Tuesday, July 16, 2013

Milk Money; Paper Route Money: Book Money

The Arrow Book of Ghost Stories was the first book I ever bought. From Scholastic, needless to say. I was in Grade 5, I think—Mr. Brethour's class—and I used paper route money to buy it.

"Chances are you have had contact with Scholastic Publishing at some point in your life: You might have read their magazines in school, or bought a book at one of their book fairs, or perhaps you've read Harry Potter or The Hunger Games? From its humble beginning as publisher of a magazine for high schoolers, Scholastic has become a $2 billion business and one of the biggest children's book publishers in the world.
     Scholastic is a leader in the school book fair business — which is in keeping with the company's origins.
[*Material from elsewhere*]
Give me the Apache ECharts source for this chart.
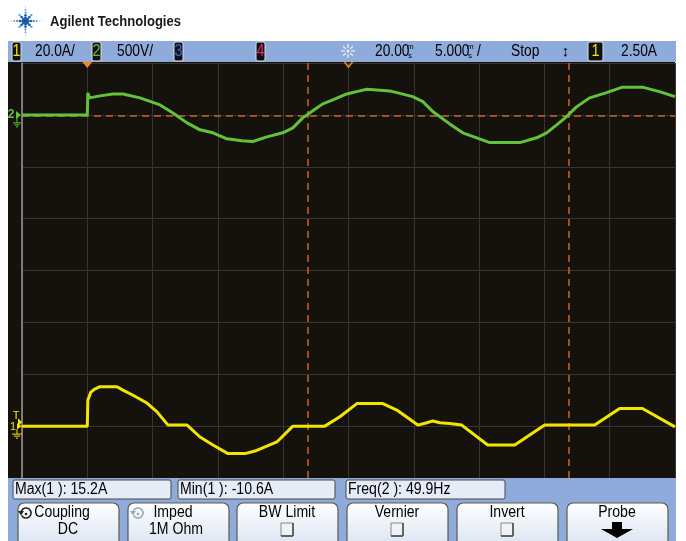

Nearly 100 years ago, the company started out by building its business in schools.
     'If you think of Scholastic, it's a relationship company with teachers and parent and kids,' says Dick Robinson, Scholastic's chairman and CEO. 'And it succeeded by going on from generation to generation.'
     Scholastic was founded by Robinson's father, M.R. Robinson. In 1920, he set up an office in his mother's sewing room and published a four-page magazine distributed in 50 high schools. More magazines followed, and in the 1940s, Scholastic introduced book clubs into schools. By the time Dick Robinson took over as CEO in 1974, Scholastic was a respected educational publisher."